Dayuling Tea Brewing Methods

Dayuling tea can be brewed in multiple ways, whether using hot brewing or cold brewing, both of which highlight its unique high-mountain character and delicate aroma. As one of Taiwan’s highest-altitude tea regions, Dayuling tea produces a refined and smooth liquor, and using the correct brewing method is essential to fully appreciate its flavors.

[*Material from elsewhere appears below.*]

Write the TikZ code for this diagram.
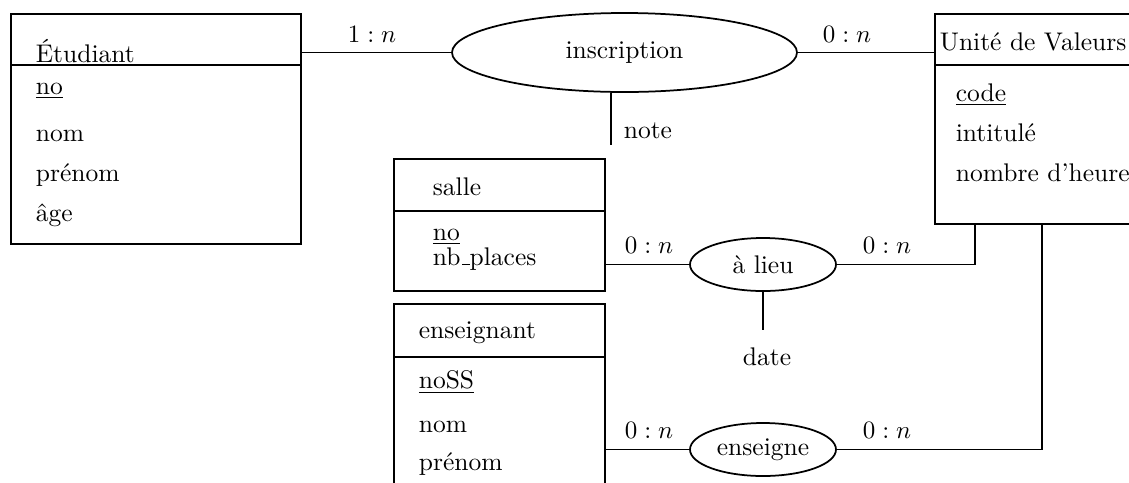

Dayuling-Tea-Brewing-Methods

How to Brew Dayuling Tea

Preparation

Before brewing, prepare the following:

  • A tea bowl, teapot, or gaiwan
  • A tea spoon
  • Water (spring water or mineral water is best; if unavailable, filtered tap water is acceptable, but avoid purified or distilled water)
  • A large tea bowl or mug for serving

Standard Hot Brewing

  • Tea-to-water ratio: 6–8g of tea leaves per 100ml of hot water
  • Water temperature: 100°C
  • Steeping time:
    • First infusion: 3 minutes, then pour into a large tea bowl and distribute into small tea cups for drinking
    • Increase each subsequent infusion by 2–3 minutes
  • This is the most commonly used brewing method by tea merchants and tea masters when evaluating Dayuling tea.

General Brewing Method

  • Tea-to-water ratio: 10g of tea leaves per 100ml of hot water
  • Water temperature: 100°C
  • Steeping time:
    • First infusion: 1 minute, then pour into a large tea bowl and distribute into small tea cups for drinking
    • Increase each subsequent infusion by 1–2 minutes
  • This method is best suited for everyday tea drinking

Cold Brewing Method

  • Tea-to-water ratio: 1:100 (10g of tea leaves per 1000ml of water)
  • Process:
    1. Place 10g of tea leaves into 1000ml of room-temperature water
    2. Refrigerate for 8 hours
    3. Remove the tea leaves and enjoy

Adjusting to Your Taste

The amount of tea leaves and steeping time are not fixed; you can adjust these variables to match your personal preference. With repeated experimentation, you will discover the brewing method that best suits your taste.